## INSTRUCTIONS TO FOLLOW
Would you transcribe the listing that follows, character for character, and omit its images?
.....
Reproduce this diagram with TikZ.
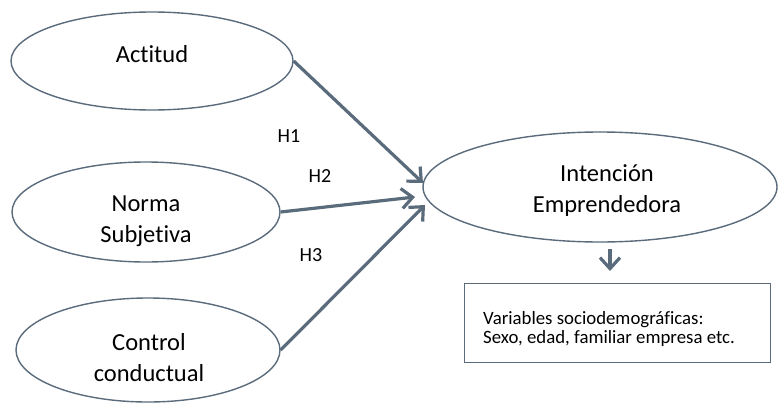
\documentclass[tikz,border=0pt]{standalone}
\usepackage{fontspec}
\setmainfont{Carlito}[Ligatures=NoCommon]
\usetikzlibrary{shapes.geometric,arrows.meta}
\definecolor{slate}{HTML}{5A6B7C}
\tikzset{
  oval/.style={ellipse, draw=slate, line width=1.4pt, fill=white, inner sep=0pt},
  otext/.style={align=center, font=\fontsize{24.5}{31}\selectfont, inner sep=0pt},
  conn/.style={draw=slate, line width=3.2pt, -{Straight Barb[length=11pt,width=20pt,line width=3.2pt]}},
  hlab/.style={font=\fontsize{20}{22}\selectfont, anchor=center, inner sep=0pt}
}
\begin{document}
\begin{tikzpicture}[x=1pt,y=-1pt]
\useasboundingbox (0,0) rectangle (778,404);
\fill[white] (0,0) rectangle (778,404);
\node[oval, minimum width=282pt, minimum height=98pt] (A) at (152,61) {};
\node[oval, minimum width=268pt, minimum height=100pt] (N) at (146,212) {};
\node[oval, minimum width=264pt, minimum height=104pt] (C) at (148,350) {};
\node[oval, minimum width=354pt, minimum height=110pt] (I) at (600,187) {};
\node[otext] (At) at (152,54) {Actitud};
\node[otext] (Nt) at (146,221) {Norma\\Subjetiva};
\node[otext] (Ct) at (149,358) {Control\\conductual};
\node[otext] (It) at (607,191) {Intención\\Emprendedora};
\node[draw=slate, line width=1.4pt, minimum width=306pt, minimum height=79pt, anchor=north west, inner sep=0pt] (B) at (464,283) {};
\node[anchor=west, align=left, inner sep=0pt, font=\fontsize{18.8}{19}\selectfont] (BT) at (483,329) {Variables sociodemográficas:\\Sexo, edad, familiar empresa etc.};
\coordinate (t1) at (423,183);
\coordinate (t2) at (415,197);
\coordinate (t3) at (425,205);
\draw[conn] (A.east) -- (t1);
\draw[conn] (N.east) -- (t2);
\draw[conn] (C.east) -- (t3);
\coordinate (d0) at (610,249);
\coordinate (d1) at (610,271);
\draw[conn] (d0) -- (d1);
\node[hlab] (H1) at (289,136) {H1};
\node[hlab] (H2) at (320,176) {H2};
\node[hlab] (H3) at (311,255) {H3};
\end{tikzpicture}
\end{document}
.....
## REPLY
Reproduce this diagram with TikZ.
\documentclass[tikz,border=0pt]{standalone}
\usepackage{fontspec}
\setmainfont{Carlito}[Ligatures=NoCommon]
\usetikzlibrary{shapes.geometric,arrows.meta}
\definecolor{slate}{HTML}{5A6B7C}
\tikzset{
  oval/.style={ellipse, draw=slate, line width=1.4pt, fill=white, inner sep=0pt},
  otext/.style={align=center, font=\fontsize{24.5}{31}\selectfont, inner sep=0pt},
  conn/.style={draw=slate, line width=3.2pt, -{Straight Barb[length=11pt,width=20pt,line width=3.2pt]}},
  hlab/.style={font=\fontsize{20}{22}\selectfont, anchor=center, inner sep=0pt}
}
\begin{document}
\begin{tikzpicture}[x=1pt,y=-1pt]
\useasboundingbox (0,0) rectangle (778,404);
\fill[white] (0,0) rectangle (778,404);
\node[oval, minimum width=282pt, minimum height=98pt] (A) at (152,61) {};
\node[oval, minimum width=268pt, minimum height=100pt] (N) at (146,212) {};
\node[oval, minimum width=264pt, minimum height=104pt] (C) at (148,350) {};
\node[oval, minimum width=354pt, minimum height=110pt] (I) at (600,187) {};
\node[otext] (At) at (152,54) {Actitud};
\node[otext] (Nt) at (146,221) {Norma\\Subjetiva};
\node[otext] (Ct) at (149,358) {Control\\conductual};
\node[otext] (It) at (607,191) {Intención\\Emprendedora};
\node[draw=slate, line width=1.4pt, minimum width=306pt, minimum height=79pt, anchor=north west, inner sep=0pt] (B) at (464,283) {};
\node[anchor=west, align=left, inner sep=0pt, font=\fontsize{18.8}{19}\selectfont] (BT) at (483,329) {Variables sociodemográficas:\\Sexo, edad, familiar empresa etc.};
\coordinate (t1) at (423,183);
\coordinate (t2) at (415,197);
\coordinate (t3) at (425,205);
\draw[conn] (A.east) -- (t1);
\draw[conn] (N.east) -- (t2);
\draw[conn] (C.east) -- (t3);
\coordinate (d0) at (610,249);
\coordinate (d1) at (610,271);
\draw[conn] (d0) -- (d1);
\node[hlab] (H1) at (289,136) {H1};
\node[hlab] (H2) at (320,176) {H2};
\node[hlab] (H3) at (311,255) {H3};
\end{tikzpicture}
\end{document}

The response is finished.